## TASK STATEMENT
Below is a listing to transcribe in full and exactly; keep the pictures out.

## Dataset records
>> Begin
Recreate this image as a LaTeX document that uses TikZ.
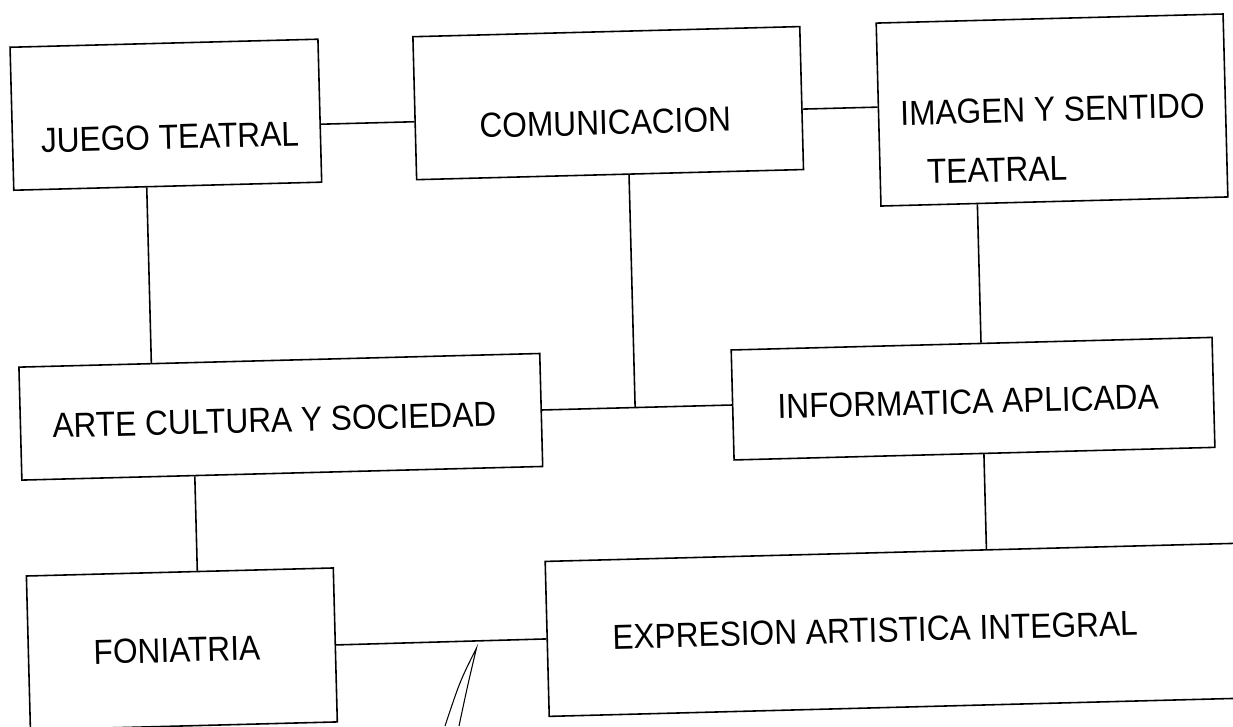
\documentclass[tikz,border=0pt]{standalone}
\usepackage{fontspec}
\setmainfont{Liberation Sans}[FakeStretch=0.91]

\begin{document}
\begin{tikzpicture}[
	box/.style={rectangle, draw, line width=0.9pt, inner sep=0pt},
	lbl/.style={inner sep=0pt, font=\fontsize{19.8}{24}\selectfont},
	link/.style={line width=0.9pt}]
	\useasboundingbox (0,0) rectangle (24.66,14.52);
	% mapa de asignaturas
	\begin{scope}[rotate around={1.5:(12.33,7.26)}, transform shape]
		\node[box, minimum width=6.16cm, minimum height=2.86cm] (JT) at (3.45,12.46) {};
		\node[box, minimum width=7.74cm, minimum height=2.86cm] (CO) at (12.30,12.46) {};
		\node[box, minimum width=6.94cm, minimum height=3.66cm] (IS) at (21.17,12.09) {};
		\node[box, minimum width=10.42cm, minimum height=2.26cm] (AC) at (5.59,6.36) {};
		\node[box, minimum width=9.62cm, minimum height=2.20cm] (IA) at (19.44,6.36) {};
		\node[box, minimum width=6.14cm, minimum height=3.08cm] (FO) at (3.49,1.77) {};
		\node[box, minimum width=15.0cm, minimum height=3.10cm] (EA) at (18.30,1.78) {};
		
		\node[lbl] (JTt) at (3.52,12.01) {JUEGO TEATRAL};
		\node[lbl] (COt) at (12.23,12.07) {COMUNICACION};
		\node[lbl] (ISt) at (21.18,12.10) {IMAGEN Y SENTIDO};
		\node[lbl] (ISt2) at (20.04,10.92) {TEATRAL};
		\node[lbl] (ACt) at (5.46,6.30) {ARTE CULTURA Y SOCIEDAD};
		\node[lbl] (IAt) at (19.34,6.30) {INFORMATICA APLICADA};
		\node[lbl] (FOt) at (3.39,1.75) {FONIATRIA};
		\node[lbl] (EAt) at (17.36,1.78) {EXPRESION ARTISTICA INTEGRAL};
		
		\coordinate (J) at (12.68,6.36);
		
		\draw[link] ([yshift=-0.27cm]JT.east) -- ([yshift=-0.27cm]CO.west);
		\draw[link] ([yshift=-0.22cm]CO.east) -- ([yshift=0.15cm]IS.west);
		\draw[link] ([xshift=-0.42cm]JT.south) -- ([xshift=-2.56cm]AC.north);
		\draw[link] ([xshift=-1.75cm]AC.south) -- ([xshift=0.35cm]FO.north);
		\draw[link] (AC.east) -- (IA.west);
		\draw[link] ([xshift=0.38cm]CO.south) -- (J);
		\draw[link] ([xshift=-1.54cm]IS.south) -- ([xshift=0.19cm]IA.north);
		\draw[link] ([xshift=0.19cm]IA.south) -- ([xshift=1.33cm]EA.north);
		\draw[link] (FO.east) -- (EA.west);
	\end{scope}
	% trazo suelto
	\draw[line width=0.6pt] (8.90,0) .. controls (9.20,0.9) .. (9.53,1.56) .. controls (9.35,0.8) .. (9.18,0);
\end{tikzpicture}
\end{document}
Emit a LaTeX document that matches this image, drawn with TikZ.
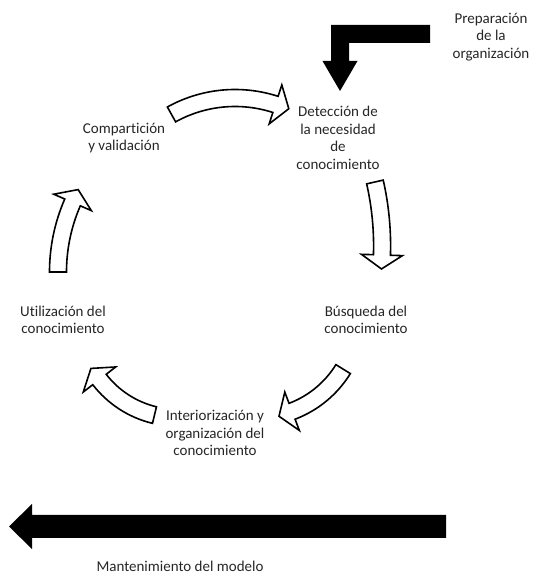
\documentclass[tikz,border=0pt]{standalone}
\usepackage{fontspec}
\setmainfont{Carlito}[Ligatures=NoCommon]
\usetikzlibrary{calc}

% curved block arrow: centre, radius, start angle, end angle
\newcommand{\cyclearrow}[4]{%
  \draw[cyclearrow] ($(#1)+({#3}:{#2+8.5})$) arc[start angle=#3, end angle=#4, radius=#2+8.5]
    -- ($(#1)+({#4}:{#2+20.5})$) -- ($(#1)+({#4}:{#2})+({#4-90}:14)$) -- ($(#1)+({#4}:{#2-20.5})$)
    -- ($(#1)+({#4}:{#2-8.5})$) arc[start angle=#4, end angle=#3, radius=#2-8.5] -- cycle;}

\begin{document}
\begin{tikzpicture}[x=1pt, y=1pt,
    stage/.style={font=\fontsize{15}{17.5}\selectfont, align=center, text=black!85},
    cyclearrow/.style={draw=black, line width=1.6pt, fill=white, line join=miter}]
        \useasboundingbox (0,0) rectangle (533,581);
        % Stages of the cycle
        \node[stage] (detect) at (338,443) {Detección de\\la necesidad\\de\\conocimiento};
        \node[stage] (search) at (366,261) {Búsqueda del\\conocimiento};
        \node[stage] (intern) at (215,148) {Interiorización y\\organización del\\conocimiento};
        \node[stage] (use) at (63,261) {Utilización del\\conocimiento};
        \node[stage] (share) at (124,443) {Compartición\\y validación};

        % Outer phases
        \node[stage] (prep) at (491,544) {Preparación\\de la\\organización};
        \node[stage] (maint) at (180,15) {Mantenimiento del modelo};

        % Curved arrows between stages
        \cyclearrow{235,352}{131}{119}{72}
        \cyclearrow{94.5,335.3}{287.6}{12.8}{-1.85}
        \cyclearrow{255.5,266}{103}{-31.7}{-69.2}
        \cyclearrow{177.5,261.8}{98.6}{256.5}{217.7}
        \cyclearrow{231.8,309}{173.8}{180}{156.4}

        % Block arrows
        \fill (430,556) -- (331,556) -- (331,520) -- (322.5,520) -- (340,490) -- (357.5,520) -- (349,520) -- (349,538) -- (430,538) -- cycle;
        \fill (446,43) -- (32,43) -- (32,32) -- (9,54.5) -- (32,77) -- (32,66) -- (446,66) -- cycle;
    \end{tikzpicture}
\end{document}
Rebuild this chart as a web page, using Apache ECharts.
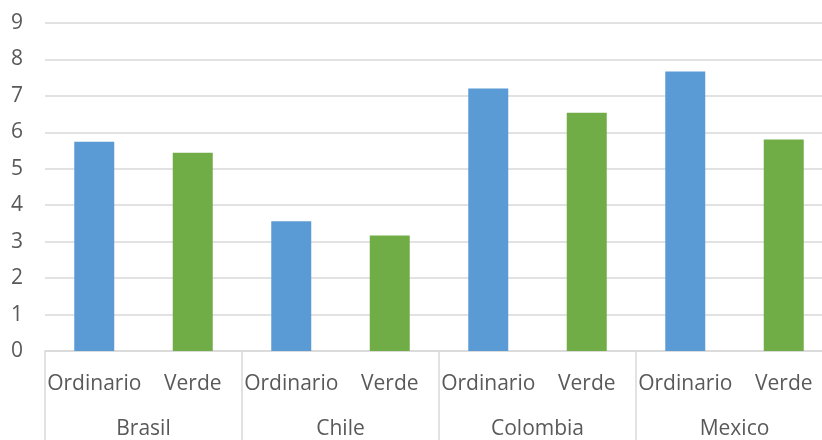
<!DOCTYPE html>
<html>
<head>
<meta charset="utf-8">
<script src="https://cdn.jsdelivr.net/npm/echarts@6/dist/echarts.min.js"></script>
<style>
html,body{margin:0;padding:0;background:#fff;overflow:hidden;}
#chartmain{width:850px;height:440px;}
</style>
</head>
<body>
<div id="chartmain"></div>
<script>
var paises = ['Brasil', 'Chile', 'Colombia', 'Mexico'];
var tipos = ['Ordinario', 'Verde'];
var ordinario = [5.74, 3.56, 7.2, 7.67];
var verde = [5.44, 3.17, 6.54, 5.8];
var yTicks = [0, 1, 2, 3, 4, 5, 6, 7, 8, 9];

var colores = ['#5b9bd5', '#70ad47'];
var fuente = 'Open Sans';
var gris = '#595959';

// categorias internas y datos de barras
var cats = [];
var barras = [];
for (var i = 0; i < paises.length; i++) {
    cats.push(tipos[0], tipos[1]);
    barras.push({value: ordinario[i], itemStyle: {color: colores[0]}});
    barras.push({value: verde[i], itemStyle: {color: colores[1]}});
}

var myChart = echarts.init(document.getElementById('chartmain'));
var options = {
    animation: false,
    grid: {left: 45, top: 23, width: 788, height: 329, containLabel: false},
    xAxis: [{
        type: 'category',
        data: cats,
        axisLine: {lineStyle: {color: '#d9d9d9', width: 1.5}},
        axisTick: {show: false},
        axisLabel: {color: gris, fontFamily: fuente, fontSize: 21, margin: 23, interval: 0}
    }, {
        type: 'category',
        data: paises,
        position: 'bottom',
        axisLine: {show: false},
        axisTick: {show: true, length: 92, interval: 0, lineStyle: {color: '#d9d9d9', width: 1.5}},
        axisLabel: {color: gris, fontFamily: fuente, fontSize: 21, margin: 68, interval: 0}
    }],
    yAxis: {
        type: 'value',
        min: 0,
        max: yTicks[yTicks.length - 1],
        interval: 1,
        axisLine: {show: false},
        axisTick: {show: false},
        splitLine: {lineStyle: {color: '#d9d9d9', width: 1.5}},
        axisLabel: {color: gris, fontFamily: fuente, fontSize: 21, margin: 22}
    },
    series: [{
        type: 'bar',
        xAxisIndex: 0,
        barWidth: 40,
        data: barras
    }]
};
myChart.setOption(options);
</script>
</body>
</html>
>> End
## TASK ANSWER
Recreate this image as a LaTeX document that uses TikZ.
\documentclass[tikz,border=0pt]{standalone}
\usepackage{fontspec}
\setmainfont{Liberation Sans}[FakeStretch=0.91]

\begin{document}
\begin{tikzpicture}[
	box/.style={rectangle, draw, line width=0.9pt, inner sep=0pt},
	lbl/.style={inner sep=0pt, font=\fontsize{19.8}{24}\selectfont},
	link/.style={line width=0.9pt}]
	\useasboundingbox (0,0) rectangle (24.66,14.52);
	% mapa de asignaturas
	\begin{scope}[rotate around={1.5:(12.33,7.26)}, transform shape]
		\node[box, minimum width=6.16cm, minimum height=2.86cm] (JT) at (3.45,12.46) {};
		\node[box, minimum width=7.74cm, minimum height=2.86cm] (CO) at (12.30,12.46) {};
		\node[box, minimum width=6.94cm, minimum height=3.66cm] (IS) at (21.17,12.09) {};
		\node[box, minimum width=10.42cm, minimum height=2.26cm] (AC) at (5.59,6.36) {};
		\node[box, minimum width=9.62cm, minimum height=2.20cm] (IA) at (19.44,6.36) {};
		\node[box, minimum width=6.14cm, minimum height=3.08cm] (FO) at (3.49,1.77) {};
		\node[box, minimum width=15.0cm, minimum height=3.10cm] (EA) at (18.30,1.78) {};
		
		\node[lbl] (JTt) at (3.52,12.01) {JUEGO TEATRAL};
		\node[lbl] (COt) at (12.23,12.07) {COMUNICACION};
		\node[lbl] (ISt) at (21.18,12.10) {IMAGEN Y SENTIDO};
		\node[lbl] (ISt2) at (20.04,10.92) {TEATRAL};
		\node[lbl] (ACt) at (5.46,6.30) {ARTE CULTURA Y SOCIEDAD};
		\node[lbl] (IAt) at (19.34,6.30) {INFORMATICA APLICADA};
		\node[lbl] (FOt) at (3.39,1.75) {FONIATRIA};
		\node[lbl] (EAt) at (17.36,1.78) {EXPRESION ARTISTICA INTEGRAL};
		
		\coordinate (J) at (12.68,6.36);
		
		\draw[link] ([yshift=-0.27cm]JT.east) -- ([yshift=-0.27cm]CO.west);
		\draw[link] ([yshift=-0.22cm]CO.east) -- ([yshift=0.15cm]IS.west);
		\draw[link] ([xshift=-0.42cm]JT.south) -- ([xshift=-2.56cm]AC.north);
		\draw[link] ([xshift=-1.75cm]AC.south) -- ([xshift=0.35cm]FO.north);
		\draw[link] (AC.east) -- (IA.west);
		\draw[link] ([xshift=0.38cm]CO.south) -- (J);
		\draw[link] ([xshift=-1.54cm]IS.south) -- ([xshift=0.19cm]IA.north);
		\draw[link] ([xshift=0.19cm]IA.south) -- ([xshift=1.33cm]EA.north);
		\draw[link] (FO.east) -- (EA.west);
	\end{scope}
	% trazo suelto
	\draw[line width=0.6pt] (8.90,0) .. controls (9.20,0.9) .. (9.53,1.56) .. controls (9.35,0.8) .. (9.18,0);
\end{tikzpicture}
\end{document}
Emit a LaTeX document that matches this image, drawn with TikZ.
\documentclass[tikz,border=0pt]{standalone}
\usepackage{fontspec}
\setmainfont{Carlito}[Ligatures=NoCommon]
\usetikzlibrary{calc}

% curved block arrow: centre, radius, start angle, end angle
\newcommand{\cyclearrow}[4]{%
  \draw[cyclearrow] ($(#1)+({#3}:{#2+8.5})$) arc[start angle=#3, end angle=#4, radius=#2+8.5]
    -- ($(#1)+({#4}:{#2+20.5})$) -- ($(#1)+({#4}:{#2})+({#4-90}:14)$) -- ($(#1)+({#4}:{#2-20.5})$)
    -- ($(#1)+({#4}:{#2-8.5})$) arc[start angle=#4, end angle=#3, radius=#2-8.5] -- cycle;}

\begin{document}
\begin{tikzpicture}[x=1pt, y=1pt,
    stage/.style={font=\fontsize{15}{17.5}\selectfont, align=center, text=black!85},
    cyclearrow/.style={draw=black, line width=1.6pt, fill=white, line join=miter}]
        \useasboundingbox (0,0) rectangle (533,581);
        % Stages of the cycle
        \node[stage] (detect) at (338,443) {Detección de\\la necesidad\\de\\conocimiento};
        \node[stage] (search) at (366,261) {Búsqueda del\\conocimiento};
        \node[stage] (intern) at (215,148) {Interiorización y\\organización del\\conocimiento};
        \node[stage] (use) at (63,261) {Utilización del\\conocimiento};
        \node[stage] (share) at (124,443) {Compartición\\y validación};

        % Outer phases
        \node[stage] (prep) at (491,544) {Preparación\\de la\\organización};
        \node[stage] (maint) at (180,15) {Mantenimiento del modelo};

        % Curved arrows between stages
        \cyclearrow{235,352}{131}{119}{72}
        \cyclearrow{94.5,335.3}{287.6}{12.8}{-1.85}
        \cyclearrow{255.5,266}{103}{-31.7}{-69.2}
        \cyclearrow{177.5,261.8}{98.6}{256.5}{217.7}
        \cyclearrow{231.8,309}{173.8}{180}{156.4}

        % Block arrows
        \fill (430,556) -- (331,556) -- (331,520) -- (322.5,520) -- (340,490) -- (357.5,520) -- (349,520) -- (349,538) -- (430,538) -- cycle;
        \fill (446,43) -- (32,43) -- (32,32) -- (9,54.5) -- (32,77) -- (32,66) -- (446,66) -- cycle;
    \end{tikzpicture}
\end{document}
Rebuild this chart as a web page, using Apache ECharts.
<!DOCTYPE html>
<html>
<head>
<meta charset="utf-8">
<script src="https://cdn.jsdelivr.net/npm/echarts@6/dist/echarts.min.js"></script>
<style>
html,body{margin:0;padding:0;background:#fff;overflow:hidden;}
#chartmain{width:850px;height:440px;}
</style>
</head>
<body>
<div id="chartmain"></div>
<script>
var paises = ['Brasil', 'Chile', 'Colombia', 'Mexico'];
var tipos = ['Ordinario', 'Verde'];
var ordinario = [5.74, 3.56, 7.2, 7.67];
var verde = [5.44, 3.17, 6.54, 5.8];
var yTicks = [0, 1, 2, 3, 4, 5, 6, 7, 8, 9];

var colores = ['#5b9bd5', '#70ad47'];
var fuente = 'Open Sans';
var gris = '#595959';

// categorias internas y datos de barras
var cats = [];
var barras = [];
for (var i = 0; i < paises.length; i++) {
    cats.push(tipos[0], tipos[1]);
    barras.push({value: ordinario[i], itemStyle: {color: colores[0]}});
    barras.push({value: verde[i], itemStyle: {color: colores[1]}});
}

var myChart = echarts.init(document.getElementById('chartmain'));
var options = {
    animation: false,
    grid: {left: 45, top: 23, width: 788, height: 329, containLabel: false},
    xAxis: [{
        type: 'category',
        data: cats,
        axisLine: {lineStyle: {color: '#d9d9d9', width: 1.5}},
        axisTick: {show: false},
        axisLabel: {color: gris, fontFamily: fuente, fontSize: 21, margin: 23, interval: 0}
    }, {
        type: 'category',
        data: paises,
        position: 'bottom',
        axisLine: {show: false},
        axisTick: {show: true, length: 92, interval: 0, lineStyle: {color: '#d9d9d9', width: 1.5}},
        axisLabel: {color: gris, fontFamily: fuente, fontSize: 21, margin: 68, interval: 0}
    }],
    yAxis: {
        type: 'value',
        min: 0,
        max: yTicks[yTicks.length - 1],
        interval: 1,
        axisLine: {show: false},
        axisTick: {show: false},
        splitLine: {lineStyle: {color: '#d9d9d9', width: 1.5}},
        axisLabel: {color: gris, fontFamily: fuente, fontSize: 21, margin: 22}
    },
    series: [{
        type: 'bar',
        xAxisIndex: 0,
        barWidth: 40,
        data: barras
    }]
};
myChart.setOption(options);
</script>
</body>
</html>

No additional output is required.